Leave the pictures out and copy exactly the lines from the line containing "Clone this chart in Plotly." to the line containing "import plotly.graph_objects as go", both lines included.

◇ ◇ ◇ ◇ ◇ ◇ ◇

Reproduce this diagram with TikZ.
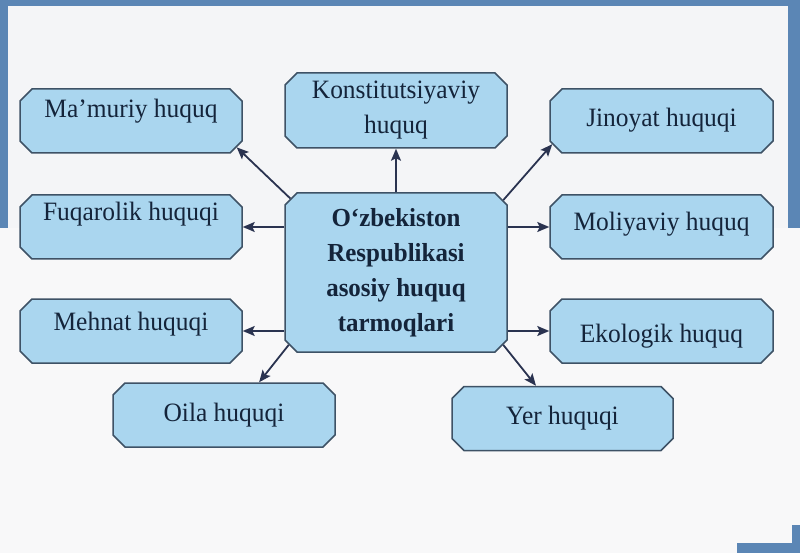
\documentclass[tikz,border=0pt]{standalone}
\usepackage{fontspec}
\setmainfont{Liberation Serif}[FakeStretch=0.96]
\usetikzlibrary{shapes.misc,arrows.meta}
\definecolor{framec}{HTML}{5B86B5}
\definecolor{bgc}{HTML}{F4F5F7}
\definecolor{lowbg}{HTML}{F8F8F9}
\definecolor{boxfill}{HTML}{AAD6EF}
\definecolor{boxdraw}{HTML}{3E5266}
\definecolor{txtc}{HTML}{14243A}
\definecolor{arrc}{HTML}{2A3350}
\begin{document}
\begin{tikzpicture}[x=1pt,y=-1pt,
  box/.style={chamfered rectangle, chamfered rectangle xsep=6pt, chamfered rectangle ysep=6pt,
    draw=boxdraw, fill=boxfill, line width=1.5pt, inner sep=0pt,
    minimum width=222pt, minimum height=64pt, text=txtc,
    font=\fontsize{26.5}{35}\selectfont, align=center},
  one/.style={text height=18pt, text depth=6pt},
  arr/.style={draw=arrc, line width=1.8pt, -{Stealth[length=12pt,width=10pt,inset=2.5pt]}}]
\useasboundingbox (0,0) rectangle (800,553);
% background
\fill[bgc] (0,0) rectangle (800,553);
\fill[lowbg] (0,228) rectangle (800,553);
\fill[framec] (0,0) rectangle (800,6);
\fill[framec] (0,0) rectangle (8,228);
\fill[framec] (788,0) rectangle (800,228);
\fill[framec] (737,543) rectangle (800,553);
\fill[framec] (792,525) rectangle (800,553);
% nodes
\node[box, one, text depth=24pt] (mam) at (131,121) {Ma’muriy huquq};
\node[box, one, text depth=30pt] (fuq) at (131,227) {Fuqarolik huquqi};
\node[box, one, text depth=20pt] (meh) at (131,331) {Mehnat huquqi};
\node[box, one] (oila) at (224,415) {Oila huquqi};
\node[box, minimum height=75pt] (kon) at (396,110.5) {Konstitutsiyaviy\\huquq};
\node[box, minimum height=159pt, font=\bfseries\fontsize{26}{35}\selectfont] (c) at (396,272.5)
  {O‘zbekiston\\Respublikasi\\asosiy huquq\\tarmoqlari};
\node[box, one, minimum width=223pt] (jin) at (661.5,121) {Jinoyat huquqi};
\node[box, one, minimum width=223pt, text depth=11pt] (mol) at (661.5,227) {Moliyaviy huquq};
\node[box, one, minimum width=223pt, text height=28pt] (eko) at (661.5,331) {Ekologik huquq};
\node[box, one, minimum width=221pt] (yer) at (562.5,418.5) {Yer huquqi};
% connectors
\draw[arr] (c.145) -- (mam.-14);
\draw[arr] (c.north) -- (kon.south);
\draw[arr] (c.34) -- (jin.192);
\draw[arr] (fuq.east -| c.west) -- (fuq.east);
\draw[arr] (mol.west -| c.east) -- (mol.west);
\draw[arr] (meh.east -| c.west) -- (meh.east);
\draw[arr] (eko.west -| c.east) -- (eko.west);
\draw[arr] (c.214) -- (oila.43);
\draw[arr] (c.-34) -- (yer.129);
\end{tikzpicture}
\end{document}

◇ ◇ ◇ ◇ ◇ ◇ ◇

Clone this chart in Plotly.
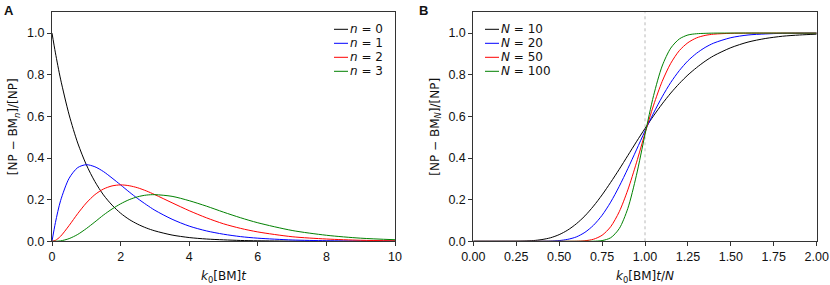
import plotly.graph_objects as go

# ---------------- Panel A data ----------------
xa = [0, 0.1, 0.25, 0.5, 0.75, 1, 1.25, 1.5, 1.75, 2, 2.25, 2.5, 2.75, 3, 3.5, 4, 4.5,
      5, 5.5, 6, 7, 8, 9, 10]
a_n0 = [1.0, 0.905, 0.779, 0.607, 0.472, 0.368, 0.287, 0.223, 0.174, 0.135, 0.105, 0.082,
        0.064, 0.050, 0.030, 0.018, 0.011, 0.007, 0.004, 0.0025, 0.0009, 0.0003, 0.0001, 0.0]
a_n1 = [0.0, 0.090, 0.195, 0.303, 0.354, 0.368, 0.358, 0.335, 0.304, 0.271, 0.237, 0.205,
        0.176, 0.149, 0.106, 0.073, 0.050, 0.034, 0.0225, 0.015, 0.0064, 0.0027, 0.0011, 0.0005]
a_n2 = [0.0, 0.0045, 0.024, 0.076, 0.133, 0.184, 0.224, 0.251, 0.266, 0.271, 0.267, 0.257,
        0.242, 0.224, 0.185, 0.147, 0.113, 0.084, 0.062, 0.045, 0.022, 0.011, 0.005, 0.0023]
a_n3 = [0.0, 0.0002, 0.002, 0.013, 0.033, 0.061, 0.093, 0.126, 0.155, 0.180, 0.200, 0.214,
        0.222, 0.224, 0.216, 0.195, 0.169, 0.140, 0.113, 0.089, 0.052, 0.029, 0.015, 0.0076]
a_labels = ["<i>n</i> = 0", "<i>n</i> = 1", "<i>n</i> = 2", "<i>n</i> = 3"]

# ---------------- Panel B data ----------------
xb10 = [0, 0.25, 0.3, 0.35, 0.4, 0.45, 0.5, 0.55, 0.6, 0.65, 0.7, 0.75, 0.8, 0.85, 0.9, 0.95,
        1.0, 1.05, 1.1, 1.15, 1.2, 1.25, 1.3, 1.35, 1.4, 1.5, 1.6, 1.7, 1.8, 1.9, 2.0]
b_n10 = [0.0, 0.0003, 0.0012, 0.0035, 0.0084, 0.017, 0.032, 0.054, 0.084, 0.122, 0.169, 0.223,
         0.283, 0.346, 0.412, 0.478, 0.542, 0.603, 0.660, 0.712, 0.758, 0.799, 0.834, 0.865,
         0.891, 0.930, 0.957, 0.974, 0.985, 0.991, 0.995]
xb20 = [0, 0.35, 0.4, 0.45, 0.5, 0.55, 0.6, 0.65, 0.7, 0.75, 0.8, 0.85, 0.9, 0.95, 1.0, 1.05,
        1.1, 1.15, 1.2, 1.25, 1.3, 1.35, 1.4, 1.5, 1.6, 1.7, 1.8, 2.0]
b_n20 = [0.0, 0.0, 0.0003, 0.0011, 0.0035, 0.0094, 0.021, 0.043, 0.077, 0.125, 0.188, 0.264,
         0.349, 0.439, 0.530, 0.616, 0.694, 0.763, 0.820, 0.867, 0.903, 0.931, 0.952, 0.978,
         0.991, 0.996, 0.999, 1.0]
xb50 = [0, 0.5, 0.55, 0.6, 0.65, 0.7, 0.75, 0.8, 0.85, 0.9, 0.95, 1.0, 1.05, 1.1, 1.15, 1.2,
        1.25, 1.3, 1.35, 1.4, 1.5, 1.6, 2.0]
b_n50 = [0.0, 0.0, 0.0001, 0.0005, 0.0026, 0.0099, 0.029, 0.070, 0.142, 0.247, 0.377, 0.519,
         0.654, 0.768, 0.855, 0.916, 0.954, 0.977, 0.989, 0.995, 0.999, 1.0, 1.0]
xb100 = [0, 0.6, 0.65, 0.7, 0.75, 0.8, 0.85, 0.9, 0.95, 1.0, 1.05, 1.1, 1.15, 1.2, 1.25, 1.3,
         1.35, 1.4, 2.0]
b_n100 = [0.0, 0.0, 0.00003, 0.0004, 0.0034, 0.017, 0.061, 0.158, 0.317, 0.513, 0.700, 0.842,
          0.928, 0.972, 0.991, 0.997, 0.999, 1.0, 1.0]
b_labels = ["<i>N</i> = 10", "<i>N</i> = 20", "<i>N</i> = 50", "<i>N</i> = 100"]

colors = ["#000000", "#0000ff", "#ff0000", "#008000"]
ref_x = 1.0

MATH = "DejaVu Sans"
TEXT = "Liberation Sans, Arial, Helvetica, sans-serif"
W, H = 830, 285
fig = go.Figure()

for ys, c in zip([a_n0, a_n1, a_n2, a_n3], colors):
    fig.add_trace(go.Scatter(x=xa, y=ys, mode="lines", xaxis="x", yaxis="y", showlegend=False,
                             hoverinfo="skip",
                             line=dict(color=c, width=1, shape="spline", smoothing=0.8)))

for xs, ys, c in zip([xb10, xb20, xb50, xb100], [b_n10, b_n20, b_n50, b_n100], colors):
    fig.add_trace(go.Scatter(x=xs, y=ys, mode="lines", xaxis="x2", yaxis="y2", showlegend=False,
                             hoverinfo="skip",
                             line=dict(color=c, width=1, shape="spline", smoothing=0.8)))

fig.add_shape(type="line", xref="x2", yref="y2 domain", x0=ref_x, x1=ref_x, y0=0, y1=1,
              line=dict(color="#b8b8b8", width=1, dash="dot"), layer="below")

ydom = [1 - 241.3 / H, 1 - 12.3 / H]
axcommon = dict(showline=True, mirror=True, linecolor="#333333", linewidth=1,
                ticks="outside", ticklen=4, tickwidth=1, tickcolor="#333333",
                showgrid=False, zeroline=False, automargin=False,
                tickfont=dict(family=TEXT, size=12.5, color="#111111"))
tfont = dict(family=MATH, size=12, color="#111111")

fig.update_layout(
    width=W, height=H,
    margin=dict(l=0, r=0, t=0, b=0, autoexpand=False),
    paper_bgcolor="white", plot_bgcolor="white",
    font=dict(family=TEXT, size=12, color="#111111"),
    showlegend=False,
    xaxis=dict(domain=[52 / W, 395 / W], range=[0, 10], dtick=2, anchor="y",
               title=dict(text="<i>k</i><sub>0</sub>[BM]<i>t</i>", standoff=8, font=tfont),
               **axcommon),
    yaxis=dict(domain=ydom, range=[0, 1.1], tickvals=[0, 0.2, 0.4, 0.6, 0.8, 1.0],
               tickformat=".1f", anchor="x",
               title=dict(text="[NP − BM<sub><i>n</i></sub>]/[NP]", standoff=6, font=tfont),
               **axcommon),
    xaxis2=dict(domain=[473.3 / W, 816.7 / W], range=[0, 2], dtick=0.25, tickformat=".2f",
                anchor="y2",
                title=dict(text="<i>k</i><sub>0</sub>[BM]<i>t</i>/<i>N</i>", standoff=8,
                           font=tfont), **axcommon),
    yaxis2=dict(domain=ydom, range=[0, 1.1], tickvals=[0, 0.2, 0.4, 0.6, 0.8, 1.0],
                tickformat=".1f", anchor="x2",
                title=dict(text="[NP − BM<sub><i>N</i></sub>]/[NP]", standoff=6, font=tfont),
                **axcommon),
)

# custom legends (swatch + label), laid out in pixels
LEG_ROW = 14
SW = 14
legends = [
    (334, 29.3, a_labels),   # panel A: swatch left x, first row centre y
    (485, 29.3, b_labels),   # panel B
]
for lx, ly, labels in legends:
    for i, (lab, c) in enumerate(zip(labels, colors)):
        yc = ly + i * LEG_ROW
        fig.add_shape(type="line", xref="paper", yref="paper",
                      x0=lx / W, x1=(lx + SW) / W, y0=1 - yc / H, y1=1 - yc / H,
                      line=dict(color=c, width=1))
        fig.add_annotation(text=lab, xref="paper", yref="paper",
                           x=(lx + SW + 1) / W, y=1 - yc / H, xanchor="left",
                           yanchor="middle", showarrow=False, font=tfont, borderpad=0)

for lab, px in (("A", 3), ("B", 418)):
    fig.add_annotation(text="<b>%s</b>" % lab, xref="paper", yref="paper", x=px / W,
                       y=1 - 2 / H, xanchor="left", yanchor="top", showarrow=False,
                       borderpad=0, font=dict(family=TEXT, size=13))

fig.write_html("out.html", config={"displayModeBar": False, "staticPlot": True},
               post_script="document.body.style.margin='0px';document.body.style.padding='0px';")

◇ ◇ ◇ ◇ ◇ ◇ ◇

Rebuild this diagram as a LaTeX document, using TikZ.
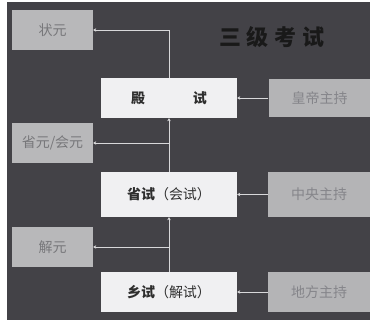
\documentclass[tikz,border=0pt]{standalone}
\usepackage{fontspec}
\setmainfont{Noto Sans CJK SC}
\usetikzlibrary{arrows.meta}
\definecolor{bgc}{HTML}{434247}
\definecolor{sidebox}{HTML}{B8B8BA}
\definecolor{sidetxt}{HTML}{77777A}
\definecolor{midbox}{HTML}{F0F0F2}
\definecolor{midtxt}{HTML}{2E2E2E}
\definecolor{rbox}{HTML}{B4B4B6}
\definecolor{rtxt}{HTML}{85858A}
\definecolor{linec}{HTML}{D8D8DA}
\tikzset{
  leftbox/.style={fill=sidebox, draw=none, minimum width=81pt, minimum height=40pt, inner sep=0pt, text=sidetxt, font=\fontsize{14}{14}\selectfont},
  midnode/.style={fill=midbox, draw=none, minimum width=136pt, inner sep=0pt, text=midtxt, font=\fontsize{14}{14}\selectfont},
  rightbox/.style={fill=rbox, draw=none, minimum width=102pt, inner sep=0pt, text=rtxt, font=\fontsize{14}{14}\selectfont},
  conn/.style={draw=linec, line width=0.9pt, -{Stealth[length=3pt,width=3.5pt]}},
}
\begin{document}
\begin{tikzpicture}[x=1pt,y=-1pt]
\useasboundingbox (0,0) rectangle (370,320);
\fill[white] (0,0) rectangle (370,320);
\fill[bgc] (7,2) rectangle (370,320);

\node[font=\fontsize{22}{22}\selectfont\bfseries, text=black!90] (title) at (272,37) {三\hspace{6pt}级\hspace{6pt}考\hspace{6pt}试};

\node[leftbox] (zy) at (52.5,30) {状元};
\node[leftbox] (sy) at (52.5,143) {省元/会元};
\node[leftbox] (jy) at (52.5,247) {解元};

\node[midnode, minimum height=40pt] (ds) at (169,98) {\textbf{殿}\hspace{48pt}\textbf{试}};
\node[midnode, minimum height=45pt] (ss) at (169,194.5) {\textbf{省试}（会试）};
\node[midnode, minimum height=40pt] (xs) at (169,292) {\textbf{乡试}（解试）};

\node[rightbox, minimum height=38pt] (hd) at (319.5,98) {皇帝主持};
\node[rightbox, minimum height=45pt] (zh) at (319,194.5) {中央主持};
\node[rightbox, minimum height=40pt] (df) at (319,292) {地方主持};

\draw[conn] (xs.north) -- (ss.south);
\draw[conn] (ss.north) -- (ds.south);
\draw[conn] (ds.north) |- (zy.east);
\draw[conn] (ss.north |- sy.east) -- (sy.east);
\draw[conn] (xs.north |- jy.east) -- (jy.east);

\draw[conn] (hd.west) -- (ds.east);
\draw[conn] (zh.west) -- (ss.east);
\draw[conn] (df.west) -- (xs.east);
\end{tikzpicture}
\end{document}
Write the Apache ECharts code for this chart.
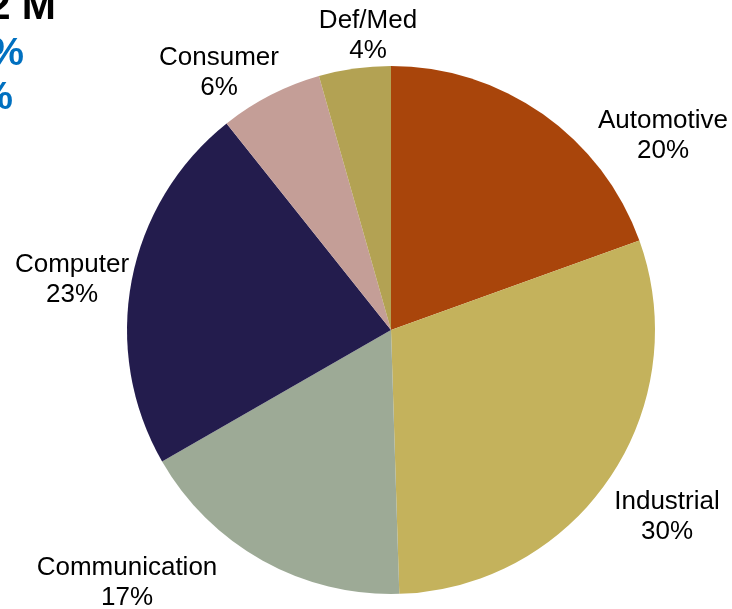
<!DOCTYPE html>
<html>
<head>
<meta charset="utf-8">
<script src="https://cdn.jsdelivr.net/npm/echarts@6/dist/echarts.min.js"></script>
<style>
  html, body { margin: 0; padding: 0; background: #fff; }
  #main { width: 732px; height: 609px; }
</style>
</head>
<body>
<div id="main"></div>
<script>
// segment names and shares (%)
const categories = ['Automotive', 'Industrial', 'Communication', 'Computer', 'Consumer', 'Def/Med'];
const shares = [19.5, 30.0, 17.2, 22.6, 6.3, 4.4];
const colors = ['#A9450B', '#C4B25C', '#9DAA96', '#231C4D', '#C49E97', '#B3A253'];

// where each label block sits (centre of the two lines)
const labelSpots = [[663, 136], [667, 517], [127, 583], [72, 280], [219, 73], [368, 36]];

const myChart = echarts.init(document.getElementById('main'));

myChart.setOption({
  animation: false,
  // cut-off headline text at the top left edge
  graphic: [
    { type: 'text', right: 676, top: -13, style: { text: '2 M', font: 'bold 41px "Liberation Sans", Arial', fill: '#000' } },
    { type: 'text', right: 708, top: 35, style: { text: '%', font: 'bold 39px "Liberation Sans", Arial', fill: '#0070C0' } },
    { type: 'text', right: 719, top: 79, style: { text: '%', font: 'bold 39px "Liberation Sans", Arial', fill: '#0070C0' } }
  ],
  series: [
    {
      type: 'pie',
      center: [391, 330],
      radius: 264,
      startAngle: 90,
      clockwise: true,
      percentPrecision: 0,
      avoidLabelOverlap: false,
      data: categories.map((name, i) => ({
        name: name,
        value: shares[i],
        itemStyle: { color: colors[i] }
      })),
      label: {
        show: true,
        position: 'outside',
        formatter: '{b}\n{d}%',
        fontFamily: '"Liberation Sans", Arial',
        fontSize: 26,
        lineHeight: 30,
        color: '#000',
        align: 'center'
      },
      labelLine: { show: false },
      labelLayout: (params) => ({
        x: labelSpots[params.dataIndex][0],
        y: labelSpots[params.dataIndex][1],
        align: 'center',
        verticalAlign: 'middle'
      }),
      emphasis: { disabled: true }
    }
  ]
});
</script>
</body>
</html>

◇ ◇ ◇ ◇ ◇ ◇ ◇

Complete response:
Clone this chart in Plotly.
import plotly.graph_objects as go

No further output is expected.